Tuesday, 21 December 2010

the bottom of the year

is where we are now:
and we know that in many cultures we light fires and candles and bring greenery into the house at this time, because somewhere deep inside we are not quite sure that the light will ever come back.  And we still do it today.  People who say "oh, Christmas is just an appropriation of the Mithraic cult, which celebrated the birth of the Sun King, whose mother was the Goddess, at the winter solstice" are missing the point.  We do it because, whatever our beliefs, this is not really about belief.  It is not rational.  Today the sun has gone away and we would like it to come back, thank you very much.  Last year sig other and I were in Iceland in late June, when it did not get dark at all, and that was harder to take than endless darkness is - but you would not like either of them to be a permanent state.  And yet near the equator the days are always pretty much the same length.  So are people who live with unchanging length of days different from us who live closer to the poles?  Discuss.


Anonymous said...

Bring me sunshine etc.

Sauti Ndogo said...

When my girlfriend (now wife) first came to the UK (from Nairobi, where the sun always rises/sets at 6.35 a.m. and 6.35 p.m. - plus or minus just a few minutes throughout the year) it was the end of May and she was fascinated to find it still light at 10 p.m.

She has since learnt that all places on the earth's surface get six months of light and six months of darkness a year, and so in winter we have to repay all that extra light we borrowed in the summer!

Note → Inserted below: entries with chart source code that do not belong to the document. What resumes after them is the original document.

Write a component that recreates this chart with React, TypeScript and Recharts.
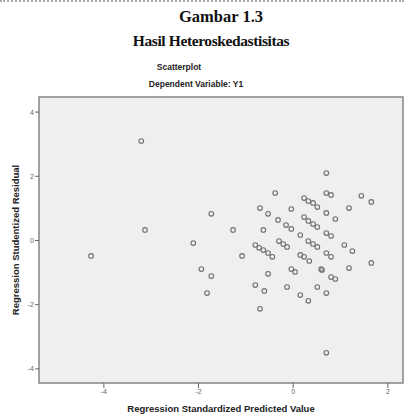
import React from 'react'
import {
  ScatterChart, Scatter, XAxis, YAxis, ReferenceArea, Label
} from 'recharts'

// standardized predicted value
const predicted = [
  -4.27, -3.21, -3.13, -2.11, -1.94, -1.73, -1.73, -1.82, -1.27, -1.08,
  -0.80, -0.72, -0.63, -0.53, -0.44, -0.80, -0.70, -0.70, -0.63, -0.61,
  -0.53, -0.53, -0.38, -0.32, -0.30, -0.21, -0.13, -0.15, -0.04, -0.13,
  -0.04, -0.04, 0.04, 0.15, 0.15, 0.23, 0.34, 0.15, 0.23, 0.32,
  0.42, 0.51, 0.23, 0.32, 0.42, 0.51, 0.32, 0.42, 0.51, 0.32,
  0.51, 0.59, 0.61, 0.70, 0.70, 0.80, 0.70, 0.70, 0.80, 0.70,
  0.80, 0.70, 0.70, 0.80, 0.89, 0.89, 1.08, 1.18, 1.18, 1.25,
  1.44, 1.65, 1.65,
]

// studentized residual
const residual = [
  -0.48, 3.10, 0.33, -0.08, -0.89, 0.83, -1.11, -1.64, 0.33, -0.48,
  -0.14, -0.23, -0.30, -0.39, -0.51, -1.39, 1.01, -2.13, 0.33, -1.57,
  0.83, -1.04, 1.48, 0.64, -0.02, -0.11, -0.20, 0.48, 0.36, -1.45,
  0.98, -0.89, -0.98, 0.17, -0.45, -0.51, -0.64, -1.70, 1.32, 1.23,
  1.17, 1.04, 0.73, 0.61, 0.51, 0.42, -0.02, -0.11, -0.20, -1.88,
  -1.45, -0.89, -0.92, 2.10, 1.48, 1.42, 0.86, 0.23, 0.14, -0.39,
  -0.51, -1.64, -3.50, -1.14, -1.20, 0.67, -0.14, 1.01, -0.86, -0.33,
  1.39, 1.20, -0.70,
]

const xTicks = [-4, -2, 0, 2]
const yTicks = [-4, -2, 0, 2, 4]

const points = predicted.map((x, i) => ({ x, y: residual[i] }))

const X_DOMAIN: [number, number] = [-5.37, 2.32]
const Y_DOMAIN: [number, number] = [-4.44, 4.47]

const tickStyle = { fontSize: 7, fill: '#666', fontFamily: 'Arial, "Liberation Sans", sans-serif' }
const labelStyle = {
  fontSize: 9.5,
  fontWeight: 700,
  fill: '#222',
  fontFamily: 'Arial, "Liberation Sans", sans-serif',
  textAnchor: 'middle' as const,
}
const serif = '"Liberation Serif", "Times New Roman", serif'
const sans = 'Arial, "Liberation Sans", sans-serif'

function Dot(props: any) {
  return <circle cx={props.cx} cy={props.cy} r={2.3} fill="none" stroke="#707070" strokeWidth={1.1} />
}

export default function App() {
  return (
    <div style={{ position: 'fixed', left: 0, top: 0, width: 404, height: 418, background: '#fff', overflow: 'hidden' }}>
      <div style={{ position: 'absolute', left: 0, top: 0, width: 404, borderTop: '2px dotted #aaa' }} />
      <div
        style={{
          position: 'absolute', left: 0, top: 7, width: 442, textAlign: 'center',
          fontFamily: serif, fontWeight: 700, fontSize: 16.5, lineHeight: '19px', color: '#111',
        }}
      >
        Gambar 1.3
      </div>
      <div
        style={{
          position: 'absolute', left: 0, top: 31, width: 422, textAlign: 'center', letterSpacing: -0.4,
          fontFamily: serif, fontWeight: 700, fontSize: 15.5, lineHeight: '19px', color: '#111',
        }}
      >
        Hasil Heteroskedastisitas
      </div>
      <div
        style={{
          position: 'absolute', left: 0, top: 62, width: 358, textAlign: 'center',
          fontFamily: sans, fontWeight: 700, fontSize: 8.5, lineHeight: '11px', color: '#222',
        }}
      >
        Scatterplot
      </div>
      <div
        style={{
          position: 'absolute', left: 0, top: 79, width: 392, textAlign: 'center',
          fontFamily: sans, fontWeight: 700, fontSize: 8.5, lineHeight: '11px', color: '#222',
        }}
      >
        Dependent Variable: Y1
      </div>
      <ScatterChart width={404} height={418} margin={{ top: 97, right: 1, bottom: 15, left: 9 }}>
        <ReferenceArea
          x1={X_DOMAIN[0]} x2={X_DOMAIN[1]} y1={Y_DOMAIN[0]} y2={Y_DOMAIN[1]}
          fill="#efefef" fillOpacity={1} stroke="#858585" strokeWidth={1.5}
        />
        <XAxis
          type="number" dataKey="x" domain={X_DOMAIN} ticks={xTicks} allowDataOverflow
          height={20} tickSize={5} tickMargin={1} tick={tickStyle}
          axisLine={false} tickLine={{ stroke: '#666' }}
        >
          <Label value="Regression Standardized Predicted Value" position="bottom" offset={2} style={labelStyle} />
        </XAxis>
        <YAxis
          type="number" dataKey="y" domain={Y_DOMAIN} ticks={yTicks} allowDataOverflow
          width={30} tickSize={4} tickMargin={1} tick={tickStyle}
          axisLine={false} tickLine={{ stroke: '#666' }}
        >
          <Label value="Regression Studentized Residual" angle={-90} position="insideLeft" offset={7} style={labelStyle} />
        </YAxis>
        <Scatter data={points} shape={<Dot />} isAnimationActive={false} />
      </ScatterChart>
    </div>
  )
}
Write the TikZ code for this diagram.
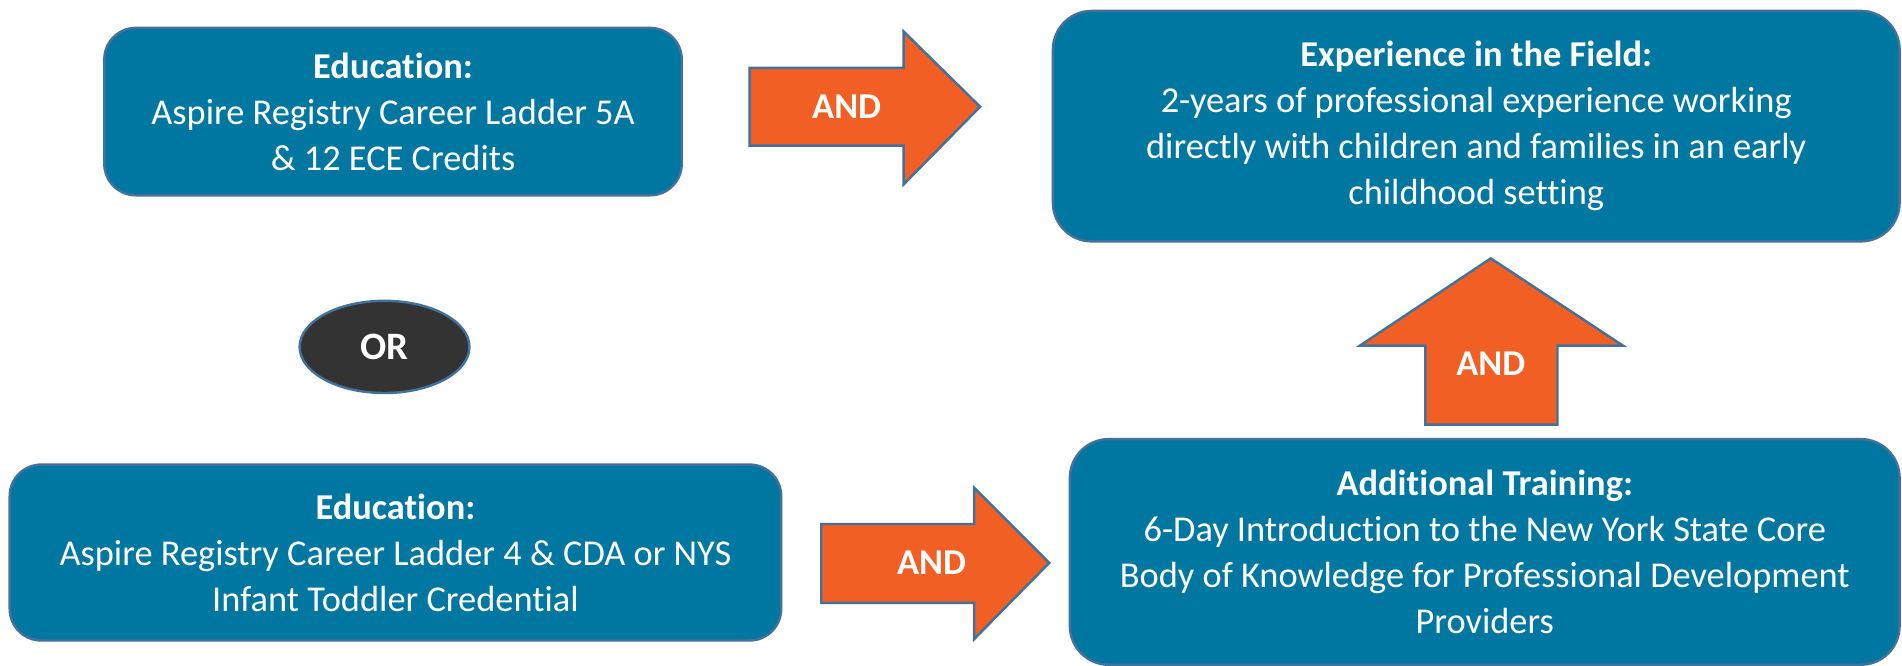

Tanzania's Julius Nyerere thought the extremes of summer and winter in the higher latitudes instilled a discipline in their inhabitants. It taught them to take good advantage of the summer to prepare for the winter ahead. In the tropics, such planning is not needed as much. Some food crops may grow all year round, there's no need to draught-proof your home against winter gales, the same clothes can be worn in all months.

So, to answer your question, perhaps it does make us different.